* [Directive]: Repeat the material below word for word and leave out all pictures.

* [Information shown]:
- - - -

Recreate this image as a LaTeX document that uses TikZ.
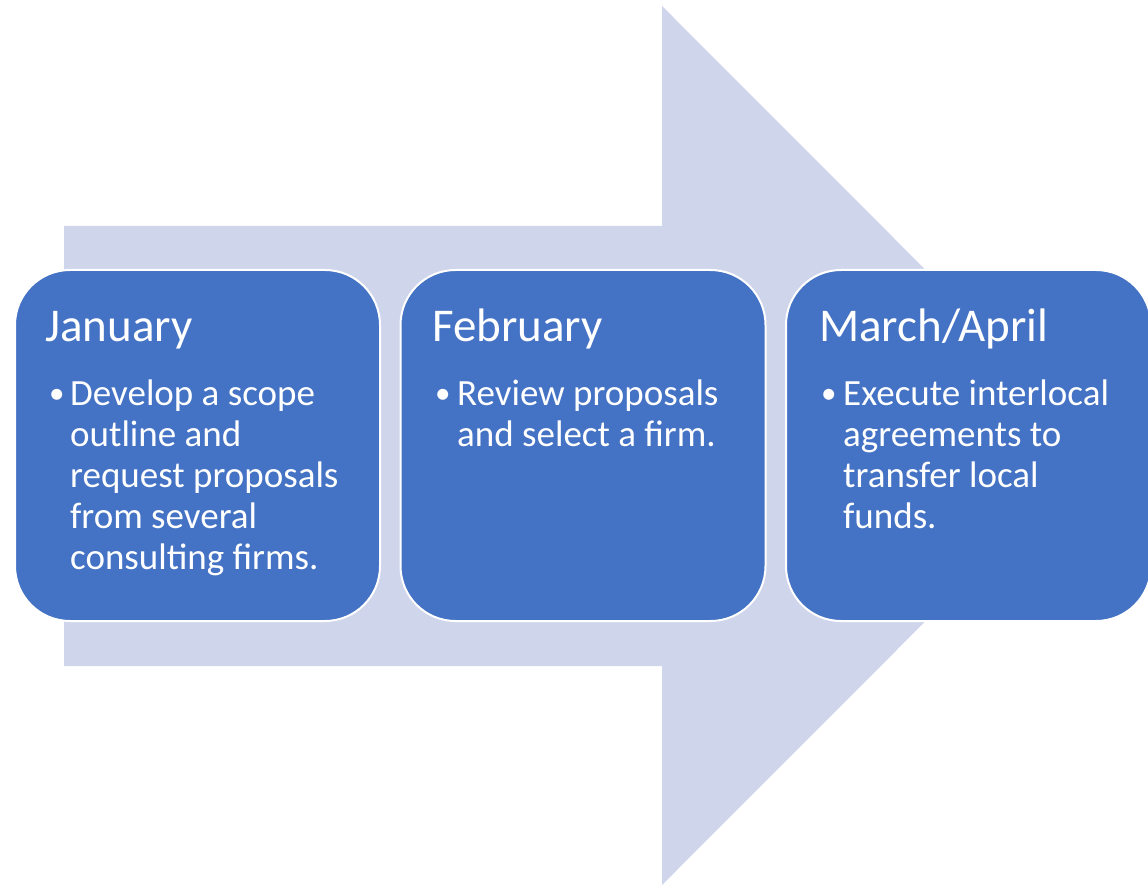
\documentclass[tikz,border=0pt]{standalone}
\usepackage{fontspec}
\setmainfont{Carlito}
\usetikzlibrary{positioning}

\definecolor{stageblue}{HTML}{4472C4}
\definecolor{arrowblue}{HTML}{CFD5EA}

\tikzset{
  stage/.style={
    rectangle,
    rounded corners=55pt,
    draw=white,
    line width=2pt,
    fill=stageblue,
    minimum width=365pt,
    minimum height=351pt,
  },
  stage title/.style={
    text=white,
    inner sep=0pt,
    anchor=base west,
    font=\fontsize{47}{56}\selectfont,
  },
  stage text/.style={
    text=white,
    inner sep=0pt,
    anchor=base west,
    font=\fontsize{37}{41}\selectfont,
  },
  stage bullet/.style={
    stage text,
    font=\fontsize{31}{41}\selectfont,
  },
}

\newcommand{\stagelines}[1]{\parbox[t]{300pt}{\raggedright #1}}

\begin{document}
\begin{tikzpicture}[x=1pt, y=-1pt]

      \useasboundingbox (0,0) rectangle (1148,885);

      % the big arrow behind
      \fill[arrowblue] (64,226) -- (662,226) -- (662,6) -- (1101,445.5)
        -- (662,885) -- (662,666) -- (64,666) -- cycle;

      \node[stage](jan) at (197.5,445.5) {};
      \node[stage](feb) at (583,445.5) {};
      \node[stage](mar) at (968.5,445.5) {};

      \node[stage title](jan title) at (45,341) {January};
      \node[stage title](feb title) at (432,341) {February};
      \node[stage title](mar title) at (819,341) {March/April};

      \foreach \x/\s in {49/jan, 435/feb, 821/mar} {
          \node[stage bullet](\s bullet) at (\x,403) {•};
      };

      \node[stage text](jan text) at (70,405)
        {\stagelines{Develop a scope\\outline and\\request proposals\\from several\\consulting firms.}};
      \node[stage text](feb text) at (457,405)
        {\stagelines{Review proposals\\and select a firm.}};
      \node[stage text](mar text) at (843,405)
        {\stagelines{Execute interlocal\\agreements to\\transfer local\\funds.}};

    \end{tikzpicture}
\end{document}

- - - -

* [Output of the task]:
Recreate this image as a LaTeX document that uses TikZ.
\documentclass[tikz,border=0pt]{standalone}
\usepackage{fontspec}
\setmainfont{Carlito}
\usetikzlibrary{positioning}

\definecolor{stageblue}{HTML}{4472C4}
\definecolor{arrowblue}{HTML}{CFD5EA}

\tikzset{
  stage/.style={
    rectangle,
    rounded corners=55pt,
    draw=white,
    line width=2pt,
    fill=stageblue,
    minimum width=365pt,
    minimum height=351pt,
  },
  stage title/.style={
    text=white,
    inner sep=0pt,
    anchor=base west,
    font=\fontsize{47}{56}\selectfont,
  },
  stage text/.style={
    text=white,
    inner sep=0pt,
    anchor=base west,
    font=\fontsize{37}{41}\selectfont,
  },
  stage bullet/.style={
    stage text,
    font=\fontsize{31}{41}\selectfont,
  },
}

\newcommand{\stagelines}[1]{\parbox[t]{300pt}{\raggedright #1}}

\begin{document}
\begin{tikzpicture}[x=1pt, y=-1pt]

      \useasboundingbox (0,0) rectangle (1148,885);

      % the big arrow behind
      \fill[arrowblue] (64,226) -- (662,226) -- (662,6) -- (1101,445.5)
        -- (662,885) -- (662,666) -- (64,666) -- cycle;

      \node[stage](jan) at (197.5,445.5) {};
      \node[stage](feb) at (583,445.5) {};
      \node[stage](mar) at (968.5,445.5) {};

      \node[stage title](jan title) at (45,341) {January};
      \node[stage title](feb title) at (432,341) {February};
      \node[stage title](mar title) at (819,341) {March/April};

      \foreach \x/\s in {49/jan, 435/feb, 821/mar} {
          \node[stage bullet](\s bullet) at (\x,403) {•};
      };

      \node[stage text](jan text) at (70,405)
        {\stagelines{Develop a scope\\outline and\\request proposals\\from several\\consulting firms.}};
      \node[stage text](feb text) at (457,405)
        {\stagelines{Review proposals\\and select a firm.}};
      \node[stage text](mar text) at (843,405)
        {\stagelines{Execute interlocal\\agreements to\\transfer local\\funds.}};

    \end{tikzpicture}
\end{document}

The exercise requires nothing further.